Le montage, quoique classique, assure un rythme soutenu qui permet au film de se regarder sans ennui. Les séquences s’enchaînent avec dynamisme et la mise en scène sait éviter les longueurs. Mais derrière cette efficacité apparente, il manque une profondeur, une âme qui transcenderait le parcours de l’héroïne pour en faire un véritable cri féministe. Car c’est bien là que le bât blesse : vu son sujet, Swipe aurait pu, aurait dû être un brûlot sur la difficulté des femmes à se faire une place dans des milieux verrouillés par les hommes. Le sujet est passionnant et terriblement actuel. Malheureusement, Rachel Goldenberg se contente d’effleurer cette thématique sans jamais l’exploiter pleinement. Tout est ramené à des oppositions binaires, caricaturales, le scénario préférant se concentrer sur une histoire d’amour contrariée et toxique plutôt que sur le véritable combat de Whitney.
Heureusement, il y a Lily

Le problème est renforcé par des personnages beaucoup trop stéréotypés pour être intéressants, qui semblent sortis d’un manuel d’écriture au point de faire oublier qu’ils sont basés sur des personnes qui existent vraiment. Même l’héroïne, pourtant incarnée par une Lily James charismatique, reste prisonnière d’un cadre qui ne lui permet pas de déployer toutes ses nuances. L’actrice, qui porte le projet sur ses épaules, demeure impeccable de bout en bout, et illumine littéralement chaque scène, donnant une crédibilité à ses répliques les plus convenues et parvenant à créer un minimum d’attachement.

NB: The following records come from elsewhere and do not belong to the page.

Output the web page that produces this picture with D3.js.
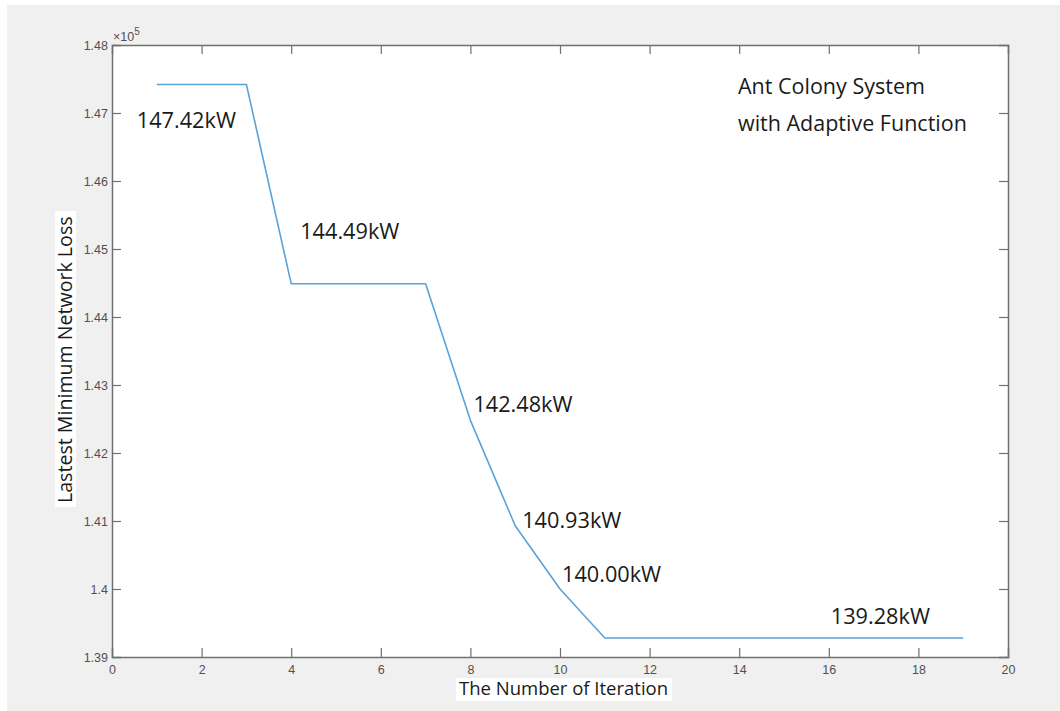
<!DOCTYPE html>
<html>
<head>
<meta charset="utf-8">
<script src="https://cdn.jsdelivr.net/npm/d3@7"></script>
<style>
  html, body { margin: 0; padding: 0; background: #ffffff; }
  svg { display: block; }
</style>
</head>
<body>
<svg id="chart" width="1060" height="711"></svg>
<script>
// Iteration number and best network loss (kW) found so far
const iterations = [1, 2, 3, 4, 5, 6, 7, 8, 9, 10, 11, 12, 13, 14, 15, 16, 17, 18, 19];
const lossKW = [147.42, 147.42, 147.42, 144.49, 144.49, 144.49, 144.49, 142.48, 140.93, 140.00,
                139.28, 139.28, 139.28, 139.28, 139.28, 139.28, 139.28, 139.28, 139.28];

const xTicks = [0, 2, 4, 6, 8, 10, 12, 14, 16, 18, 20];
const yTickLabels = ["1.39", "1.4", "1.41", "1.42", "1.43", "1.44", "1.45", "1.46", "1.47", "1.48"];
const yTicks = [139000, 140000, 141000, 142000, 143000, 144000, 145000, 146000, 147000, 148000];

// Value callouts: which iteration each one annotates
const calloutIters = [1, 4, 8, 9, 10, 16];
// Pixel offsets of each callout from its point (layout only)
const calloutOffsets = [[-20, 44], [9, -45], [3, -8], [7, 2], [2, -7], [2, -14]];

const legendLines = ["Ant Colony System", "with Adaptive Function"];

const svg = d3.select("#chart");
const W = 1060, H = 711;
const m = { left: 112, right: 1008, top: 45, bottom: 657 };

// figure background
svg.append("rect").attr("x", 7).attr("y", 5).attr("width", W - 7).attr("height", H - 5).attr("fill", "#f0f0f0");
svg.append("rect").attr("x", m.left).attr("y", m.top)
  .attr("width", m.right - m.left).attr("height", m.bottom - m.top).attr("fill", "#ffffff");

const x = d3.scaleLinear().domain([0, 20]).range([m.left, m.right]);
const y = d3.scaleLinear().domain([139000, 148000]).range([m.bottom, m.top]);

const axisColor = "#707070";
const tickLen = 9;
const tickFont = "'Liberation Sans', Arial, sans-serif";
const tickSize = "12.5px";

// bottom axis (ticks point inward)
const gx = svg.append("g").attr("transform", `translate(0,${m.bottom})`)
  .call(d3.axisBottom(x).tickValues(xTicks).tickSize(-tickLen).tickPadding(8).tickFormat(d3.format("d")));
// top axis ticks (no labels)
const gxt = svg.append("g").attr("transform", `translate(0,${m.top})`)
  .call(d3.axisTop(x).tickValues(xTicks).tickSize(-tickLen).tickFormat(""));
// left axis
const gy = svg.append("g").attr("transform", `translate(${m.left},0)`)
  .call(d3.axisLeft(y).tickValues(yTicks).tickSize(-tickLen).tickPadding(4)
    .tickFormat((d, i) => yTickLabels[i]));
// right axis ticks
const gyr = svg.append("g").attr("transform", `translate(${m.right},0)`)
  .call(d3.axisRight(y).tickValues(yTicks).tickSize(-tickLen).tickFormat(""));

[gx, gxt, gy, gyr].forEach(g => {
  g.select(".domain").attr("stroke", axisColor).attr("stroke-width", 1.5);
  g.selectAll(".tick line").attr("stroke", axisColor).attr("stroke-width", 1.2);
  g.selectAll(".tick text").attr("fill", "#505050").style("font-family", tickFont).style("font-size", tickSize);
});
// hide tick marks at the box corners
gx.selectAll(".tick").filter(d => d === 0 || d === 20).select("line").remove();
gxt.selectAll(".tick").filter(d => d === 0 || d === 20).select("line").remove();
gy.selectAll(".tick").filter(d => d === 139000 || d === 148000).select("line").remove();
gyr.selectAll(".tick").filter(d => d === 139000 || d === 148000).select("line").remove();

// exponent marker
const expo = svg.append("text").attr("x", m.left + 1).attr("y", m.top - 4)
  .attr("fill", "#505050").style("font-family", tickFont).style("font-size", tickSize);
expo.append("tspan").text("\u00d710");
expo.append("tspan").attr("dy", -6).style("font-size", "10px").text("5");

// the loss curve
const pts = iterations.map((it, i) => [it, lossKW[i] * 1000]);
svg.append("path")
  .datum(pts)
  .attr("fill", "none")
  .attr("stroke", "#5ba2d8")
  .attr("stroke-width", 1.6)
  .attr("stroke-linejoin", "round")
  .attr("d", d3.line().x(d => x(d[0])).y(d => y(d[1])));

const labelFont = "'Open Sans', 'Noto Sans', sans-serif";

// value callouts
calloutIters.forEach((it, i) => {
  const idx = iterations.indexOf(it);
  const v = lossKW[idx];
  svg.append("text")
    .attr("x", x(it) + calloutOffsets[i][0])
    .attr("y", y(v * 1000) + calloutOffsets[i][1])
    .attr("fill", "#1a1a1a")
    .style("font-family", labelFont)
    .style("font-size", "21.7px")
    .text(v.toFixed(2) + "kW");
});

// legend text
legendLines.forEach((t, i) => {
  svg.append("text")
    .attr("x", 738).attr("y", 94 + i * 37)
    .attr("fill", "#1a1a1a")
    .style("font-family", labelFont)
    .style("font-size", "21.5px")
    .text(t);
});

// axis titles on white boxes
svg.append("rect").attr("x", 456).attr("y", 678).attr("width", 216).attr("height", 23).attr("fill", "#ffffff");
svg.append("text").attr("x", 459).attr("y", 695)
  .attr("fill", "#1a1a1a").style("font-family", labelFont).style("font-size", "18.5px")
  .text("The Number of Iteration");

svg.append("rect").attr("x", 55).attr("y", 211).attr("width", 21).attr("height", 296).attr("fill", "#ffffff");
svg.append("text")
  .attr("transform", "translate(72,503) rotate(-90)")
  .attr("fill", "#1a1a1a").style("font-family", labelFont).style("font-size", "19.6px")
  .text("Lastest Minimum Network Loss");
</script>
</body>
</html>
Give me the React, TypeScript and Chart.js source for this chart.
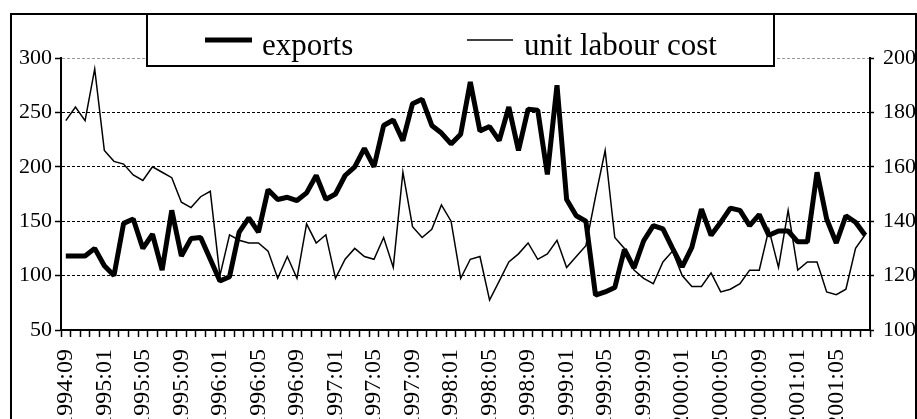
import React, { useEffect, useRef } from "react";
import { Chart, registerables } from "chart.js";

Chart.register(...registerables);

const months: string[] = [
  "1994:09", "1994:10", "1994:11", "1994:12",
  "1995:01", "1995:02", "1995:03", "1995:04", "1995:05", "1995:06", "1995:07", "1995:08", "1995:09", "1995:10", "1995:11", "1995:12",
  "1996:01", "1996:02", "1996:03", "1996:04", "1996:05", "1996:06", "1996:07", "1996:08", "1996:09", "1996:10", "1996:11", "1996:12",
  "1997:01", "1997:02", "1997:03", "1997:04", "1997:05", "1997:06", "1997:07", "1997:08", "1997:09", "1997:10", "1997:11", "1997:12",
  "1998:01", "1998:02", "1998:03", "1998:04", "1998:05", "1998:06", "1998:07", "1998:08", "1998:09", "1998:10", "1998:11", "1998:12",
  "1999:01", "1999:02", "1999:03", "1999:04", "1999:05", "1999:06", "1999:07", "1999:08", "1999:09", "1999:10", "1999:11", "1999:12",
  "2000:01", "2000:02", "2000:03", "2000:04", "2000:05", "2000:06", "2000:07", "2000:08", "2000:09", "2000:10", "2000:11", "2000:12",
  "2001:01", "2001:02", "2001:03", "2001:04", "2001:05", "2001:06", "2001:07", "2001:08",
];

// left axis (50–300)
const exportsSeries: number[] = [
  118, 118, 118, 125, 109, 100, 148, 152, 125, 138, 105, 160, 118, 134, 135, 115,
  95, 99, 140, 153, 140, 179, 170, 172, 169, 176, 192, 170,
  175, 192, 200, 217, 200, 238, 243, 224, 258, 262, 238, 231,
  221, 230, 278, 233, 237, 224, 255, 215, 253, 252, 193, 275,
  170, 155, 150, 82, 85, 89, 124, 107, 132, 146, 143, 125,
  108, 126, 161, 137, 149, 162, 160, 146, 156, 137, 141, 141,
  131, 131, 195, 152, 130, 155, 149, 137,
];

// right axis (100–200)
const unitLabourCost: number[] = [
  177, 182, 177, 196, 166, 162, 161, 157, 155, 160, 158, 156, 147, 145, 149, 151,
  120, 135, 133, 132, 132, 129, 119, 127, 119, 139, 132, 135,
  119, 126, 130, 127, 126, 134, 123, 158, 138, 134, 137, 146,
  140, 119, 126, 127, 111, 118, 125, 128, 132, 126, 128, 133,
  123, 127, 131, 149, 166, 134, 130, 122, 119, 117, 125, 129,
  120, 116, 116, 121, 114, 115, 117, 122, 122, 137, 123, 144,
  122, 125, 125, 114, 113, 115, 130, 135,
];

const leftMin = 50;
const leftMax = 300;
const leftStep = 50;
const rightMin = 100;
const rightMax = 200;
const rightStep = 20;

const seriesNames = ["exports", "unit labour cost"];

const SERIF = "'Liberation Serif', 'Times New Roman', serif";

const framePlugin = {
  id: "frameAndLegend",
  beforeDraw(chart: any) {
    const ctx = chart.ctx;
    ctx.save();
    ctx.fillStyle = "#ffffff";
    ctx.fillRect(0, 0, chart.width, chart.height);
    ctx.restore();
  },
  afterDraw(chart: any) {
    const ctx = chart.ctx;
    ctx.save();
    // outer frame
    ctx.strokeStyle = "#000";
    ctx.lineWidth = 2;
    ctx.strokeRect(11, 14, 905, 430);
    // legend box
    ctx.fillStyle = "#fff";
    ctx.fillRect(147, 14, 627, 52);
    ctx.strokeRect(147, 14, 627, 52);
    const ds = chart.data.datasets;
    const items = [
      { x1: 205, x2: 252, tx: 262, w: ds[0].borderWidth, label: ds[0].label },
      { x1: 467, x2: 513, tx: 524, w: ds[1].borderWidth, label: ds[1].label },
    ];
    ctx.font = `31px ${SERIF}`;
    ctx.textBaseline = "alphabetic";
    ctx.textAlign = "left";
    for (const it of items) {
      ctx.beginPath();
      ctx.lineWidth = it.w;
      ctx.strokeStyle = "#000";
      ctx.moveTo(it.x1, 40);
      ctx.lineTo(it.x2, 40);
      ctx.stroke();
      ctx.fillStyle = "#000";
      ctx.fillText(it.label, it.tx, 55);
    }
    ctx.restore();
  },
};

export default function App() {
  const ref = useRef<HTMLCanvasElement | null>(null);

  useEffect(() => {
    if (!ref.current) return;
    const chart = new Chart(ref.current, {
      type: "line",
      data: {
        labels: months,
        datasets: [
          {
            label: seriesNames[0],
            data: exportsSeries,
            yAxisID: "y",
            borderColor: "#000",
            backgroundColor: "#000",
            borderWidth: 5,
            pointRadius: 0,
            tension: 0,
            borderJoinStyle: "bevel",
          },
          {
            label: seriesNames[1],
            data: unitLabourCost,
            yAxisID: "y1",
            borderColor: "#000",
            backgroundColor: "#000",
            borderWidth: 1.5,
            pointRadius: 0,
            tension: 0,
          },
        ],
      },
      options: {
        animation: false,
        responsive: false,
        maintainAspectRatio: false,
        layout: { padding: { top: 58, left: 0, right: 0, bottom: 0 } },
        plugins: {
          legend: { display: false },
          tooltip: { enabled: false },
          title: { display: false },
        },
        scales: {
          x: {
            type: "category",
            offset: true,
            grid: {
              offset: true,
              drawOnChartArea: false,
              drawTicks: true,
              tickLength: 7,
              tickWidth: 1.5,
              tickColor: "#000",
            },
            border: { display: true, color: "#000", width: 2 },
            ticks: {
              autoSkip: false,
              maxRotation: 90,
              minRotation: 90,
              padding: 12,
              color: "#000",
              font: { family: SERIF, size: 24 },
              callback: (_v: any, i: number) => (i % 4 === 0 ? months[i] : ""),
            },
            afterFit: (s: any) => {
              s.height = 89;
            },
          },
          y: {
            position: "left",
            min: leftMin,
            max: leftMax,
            ticks: {
              stepSize: leftStep,
              padding: 3,
              color: "#000",
              font: { family: SERIF, size: 22 },
            },
            grid: {
              color: (c: any) => (c.tick && c.tick.value === leftMax ? "#9a9a9a" : "#000"),
              lineWidth: 1,
              tickLength: 6,
              tickColor: "#000",
              tickWidth: 1.5,
            },
            border: { display: true, color: "#000", width: 2, dash: [3, 2] },
            afterFit: (s: any) => {
              s.width = 61;
            },
          },
          y1: {
            position: "right",
            min: rightMin,
            max: rightMax,
            ticks: {
              stepSize: rightStep,
              padding: 9,
              color: "#000",
              font: { family: SERIF, size: 22 },
            },
            grid: {
              drawOnChartArea: false,
              tickLength: 4,
              tickColor: "#000",
              tickWidth: 1.5,
            },
            border: { display: true, color: "#000", width: 2 },
            afterFit: (s: any) => {
              s.width = 47;
            },
          },
        },
      },
      plugins: [framePlugin],
    });
    return () => chart.destroy();
  }, []);

  return (
    <div style={{ position: "absolute", left: 0, top: 0, width: 917, height: 419 }}>
      <canvas ref={ref} width={917} height={419} />
    </div>
  );
}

En définitive, Swipe n’est pas un mauvais biopic : il se regarde sans effort, est correctement monté, et il peut séduire par sa fluidité et sa clarté. Mais le long-métrage est trop sage pour marquer les esprits. À vouloir éviter de froisser qui que ce soit, il se prive de la force que son sujet méritait. Là où le spectateur était en droit d’attendre une œuvre offensive et courageuse, il se retrouve face à un récit poli, lisse et sans danger.